Pollinators are easy to talk about in broad, sentimental language. People say they are important, plant a few flowers, and move on. At the Ioway Tribe of Kansas and Nebraska, the conversation is far more grounded than that. Keesis Potts, the tribe’s lead beekeeper, and Timothy N. Rhodd, the tribe’s chairman, point to pollinators as living indicators. When bees disappear, something is wrong. When they begin to recover, the land is often telling a different story.

That makes pollinators more than a side topic in agriculture. They become a way of reading the health of a place. They reveal what chemicals are doing, what habitat is missing, what stewardship has been interrupted, and what begins to change when the land is managed with more care.

The warning arrived through loss

One of the clearest truths about pollinator health came through loss.

Timothy recommended placing hives near an alfalfa field, thinking it would help with pollination. Instead, the bees were wiped out after exposure to neonicotinoids. He speaks about that decision with unusual directness. There is no attempt to soften it into abstraction. The loss happened on tribal land, under real management conditions, and it exposed how quickly a system can turn against the life moving through it.

Pollinator decline often gets discussed in broad, familiar language, but the reality is more exacting than that. Bees respond to the conditions around them. Chemical pressure shows up quickly. Weak habitat shows up quickly. A landscape that is out of balance reveals itself through the living things least able to hide the damage.

“It’s all important. They’re all important.”

Keesis carries that idea further. His attention is not limited to honey bees alone. Native pollinators belong to the same conversation, and the condition of the land affects all of them. A healthy place cannot be measured by the survival of one useful species while the rest of the system thins out around it. Pollinator health is broader than beekeeping. It is a sign of whether the land can still support life in full.

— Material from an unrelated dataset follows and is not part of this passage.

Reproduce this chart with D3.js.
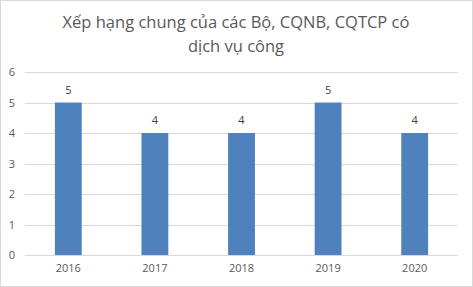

Recovery leaves signs behind

After that loss, the tribe changed direction. Timothy describes a steady move toward regenerative agriculture, with fewer herbicides, fungicides, and pesticides, along with no GMO crops. Over time, the shift became visible in the hives. The bees began to do well again. Their recovery did not stand alone. It pointed to a landscape beginning to function differently.

Keesis speaks about bees with the kind of respect that comes from close attention. He describes them as resilient, resourceful, and capable of finding what they need from a surprisingly wide range of places. He also makes clear that much of what threw them off balance came from human intervention. That is what gives the recovery its meaning. When the land changes, the bees change with it. They begin to reflect the improvement.

Stewardship reaches deeper than production

For Timothy, stewardship begins with relationship. He speaks about soil, plants, trees, animals, and air as relatives. That language changes the scale of the conversation. Farming is no longer only about output. The land is alive. The soil is alive. Pollinators are part of that living whole, and their well-being reflects how seriously people are willing to care for more than the crop in front of them.

That way of seeing also makes pollinator health easier to understand. Their presence is not decorative. Their survival says something real about the place they inhabit. Stress, decline, and recovery all register in the hive before many people know what questions to ask. A farm does not need to advertise itself through bees for pollinators to tell the truth about its condition.

A healthy farm leaves signs of life behind

The clearest farms are often the ones that leave evidence beyond the harvest. More life in the field. More activity around the margins. More stability where there was once loss. Pollinators help make that visible. Their survival reflects the combined effect of soil, habitat, inputs, and management, all at once.

That is why they matter so much. They are not only part of the farm. They are one of the ways a farm reveals itself. When pollinators are thriving, the land is often recovering something deeper than productivity. When they are struggling, the warning should be taken seriously. A healthier food future may depend on how quickly more people learn to read those signs.